Politically motivated attacks and vandalism have been on the rise as the situation continues to escalate in what is now the twentieth consecutive week of protests.
Protesters are now vandalising and destroying shops, banks, and businesses associated with mainland China.
As moderate, peaceful marchers branched off from the more radical, black-clad frontline protesters near Tsim Sha Tsui police station, violence flared.
Protesters threw molotov cocktails and set fire to makeshift barricades, while riot police charged with batons and fired volleys of tear gas and rubber bullets.
Throughout the afternoon a water cannon truck chased protesters down Nathan Road, one of the city's busiest shopping thoroughfares, leaving it streaked with blue dye from the vehicle's turrets.

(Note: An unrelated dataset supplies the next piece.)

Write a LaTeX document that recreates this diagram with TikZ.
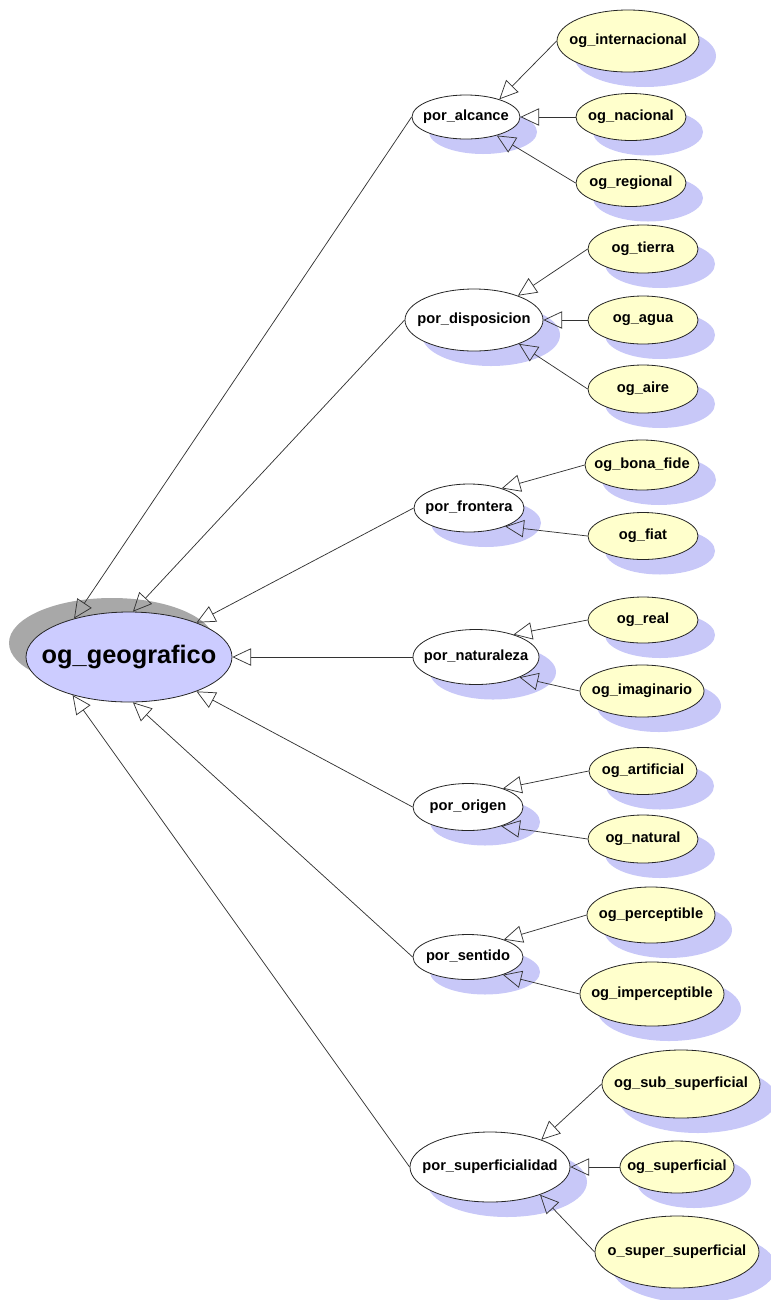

The dye, used to identify protesters, also contains a painful pepper solution.
The entrance to the city's biggest mosque was painted blue when the truck fired at a handful of people outside. Police said hitting the building was an accident.
Vivek Mahbubani, a Hong Kong-born comedian, stood with a group of friends on Nathan Road, handing out water and egg tarts to marchers.
"People passing by today shared our smiles and instead of feeling worried when passing. They all agreed that we are all Hongkongers," he told The Telegraph.
"When I heard about the attack on Jimmy Sham, I was horrified. To think that Hong Kong has become a place where something like this can happen was shocking."